Monday, February 3, 2014
Ps. 90.14 (the rhythm of days)
Satisfy us / each morning / with your loyal-love
and we will / sing out joyfully / every day.
These lines are important as the psalmist now ‘descends’ into the substance of his request. And we need to note carefully what he is asking for and how he has arranged this petition. The first word, “satisfy” needs to be understood in light of what the psalmist is asking Yhwh to remedy, which is the ‘toil and trouble’ of verse 10. This is key to realize because there the problem was years of toil and trouble, whereas here the psalmist does not ask for ‘years’ of loyal-love, but only that Yhwh satisfy “us each morning”. (…give us this day our daily bread…). There is a marked contraction of time in this concluding section. Everything is about ‘days’, not ‘years’. This does not stand in contrast only to the second section, but very importantly, to the first section. There, Yhwh’s mastery is described as ‘ever-more’ than years; man’s time is only described in reference to ‘days’ (grass that shoots up in the morning but withers at night). Finally, we need to recall that this verse follows the call for Yhwh to grant us ‘wisdom’ to ‘number our days.’. So what are we to make of this? I think what we see is this: that man is a creature of Yhwh who lives ‘according to days’, and that a wise person is one who looks, every morning, to being ‘satisfied’ with Yhwh’s loyal-love for that day. His focus, as we see in this last section, is rooted in a daily rhythm with Yhwh. It is not measured in ‘years’; Yhwh’s satisfaction, rather, moves according to ‘days’. It is this ‘descent’ into days, that marks a wise man, one who has learned to ‘number his days’. From this ‘narrowing’ (or, contraction), there then emerges a similar ‘contraction’ in praise—“and we will sing out joyfully every day”. So while man’s entire life might be like ‘day-grass’, his ‘days’ can be filled with joy.

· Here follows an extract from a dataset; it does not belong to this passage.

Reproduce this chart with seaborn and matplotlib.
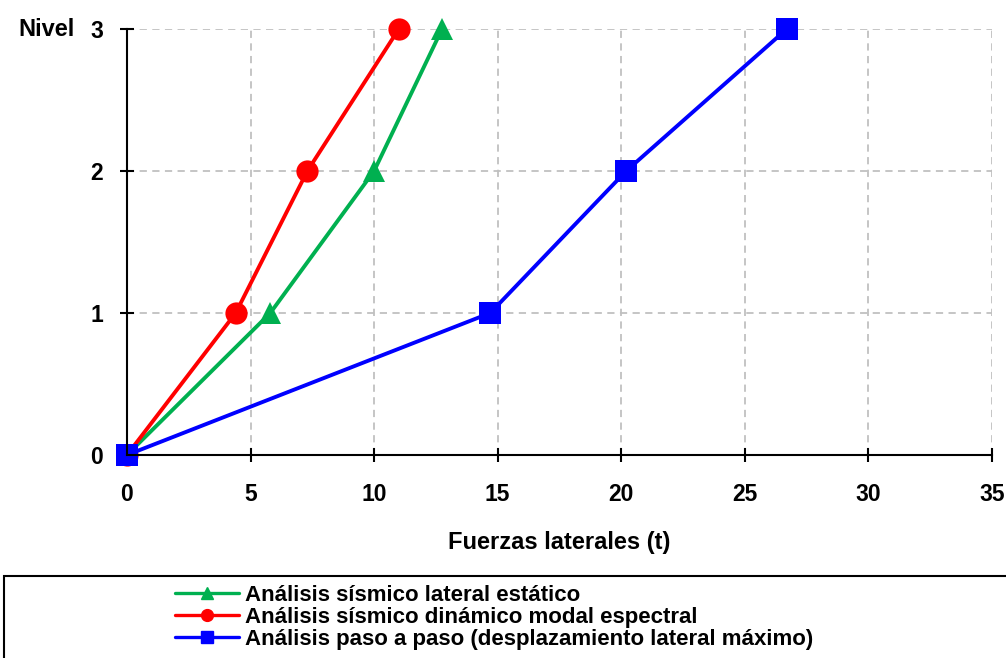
import pandas as pd
import matplotlib.pyplot as plt
import seaborn as sns
from matplotlib.lines import Line2D
from matplotlib.patches import Rectangle

# datos
niveles = [0, 1, 2, 3]
estatico = [0.0, 5.8, 10.0, 12.75]
dinamico = [0.0, 4.4, 7.3, 11.0]
paso_a_paso = [0.0, 14.7, 20.2, 26.7]

series = ["Análisis sísmico lateral estático",
          "Análisis sísmico dinámico modal espectral",
          "Análisis paso a paso (desplazamiento lateral máximo)"]
colores = ["#00B050", "#FF0000", "#0000FF"]
marcadores = ["^", "o", "s"]
x_ticks = [0, 5, 10, 15, 20, 25, 30, 35]
y_ticks = [0, 1, 2, 3]

df = pd.DataFrame({
    "fuerza": estatico + dinamico + paso_a_paso,
    "nivel": niveles * 3,
    "serie": [s for s in series for _ in niveles],
})

sns.set_style("white")
plt.rcParams["font.family"] = ["Liberation Sans", "DejaVu Sans"]
plt.rcParams["font.weight"] = "bold"
plt.rcParams["text.color"] = "black"

fig = plt.figure(figsize=(10.06, 6.58), dpi=100)
ax = fig.add_axes([0.1262, 0.3085, 0.8598, 0.6474])

sns.lineplot(data=df, x="fuerza", y="nivel", hue="serie", style="serie",
             palette=dict(zip(series, colores)), markers=dict(zip(series, marcadores)),
             dashes=False, sort=False, estimator=None, linewidth=2.8,
             markersize=16, markeredgewidth=0, clip_on=False, legend=False, ax=ax)

ax.set_xlim(0, 35)
ax.set_ylim(0, 3)
ax.set_xticks(x_ticks)
ax.set_yticks(y_ticks)
ax.grid(True, color="#C0C0C0", linestyle=(0, (4, 3)), linewidth=1.3)
for s in ["top", "right"]:
    ax.spines[s].set_visible(False)
for s in ["left", "bottom"]:
    ax.spines[s].set_color("black")
    ax.spines[s].set_linewidth(1.5)
ax.tick_params(bottom=True, left=True, direction="inout", length=10, width=1.5,
               labelsize=16.5, colors="black", labelcolor="black")
ax.tick_params(axis="x", pad=15)
ax.tick_params(axis="y", pad=12)
for lab in ax.get_xticklabels() + ax.get_yticklabels():
    lab.set_fontweight("bold")

ax.set_xlabel("Fuerzas laterales (t)", fontsize=17, fontweight="bold",
              color="black", labelpad=18)
ax.set_ylabel("")
ax.text(-0.06, 1.0, "Nivel", transform=ax.transAxes, fontsize=17,
        fontweight="bold", color="black", ha="right", va="center")

# leyenda en recuadro inferior
fig.patches.append(Rectangle((0.004, -0.01), 1.2, 0.135, transform=fig.transFigure,
                             fill=False, edgecolor="black", linewidth=1.5))
handles = [Line2D([], [], color=c, marker=m, markersize=8.5, linewidth=2.4)
           for c, m in zip(colores, marcadores)]
fig.legend(handles, series, loc="upper left", bbox_to_anchor=(0.174, 0.111),
           frameon=False, prop={"size": 16, "weight": "bold"},
           handlelength=2.9, handletextpad=0.25, labelspacing=0.05,
           borderaxespad=0, borderpad=0)

fig.savefig("out.png", dpi=100)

Notice too how this, in a way, addresses the ‘hidden sins’ of section two. That section was focused on the ‘grand scale’ of man’s ‘life before God’. It looked to the impossible-to-grasp intensity of Yhwh’s perception of sin, and the overwhelming ‘years of toil and trouble’ that result from it. Here, the psalmist shifts his focus to the limited, to that which ‘span of time’ that he inhabits: days. Only the day is something that can be met. And, so it is only the ‘day’ where one will find Yhwh’s ‘loving-kindness’. Day-to-day, so to speak, can Yhwh ‘turn back’, away from his wrath, and toward his loving-kindness.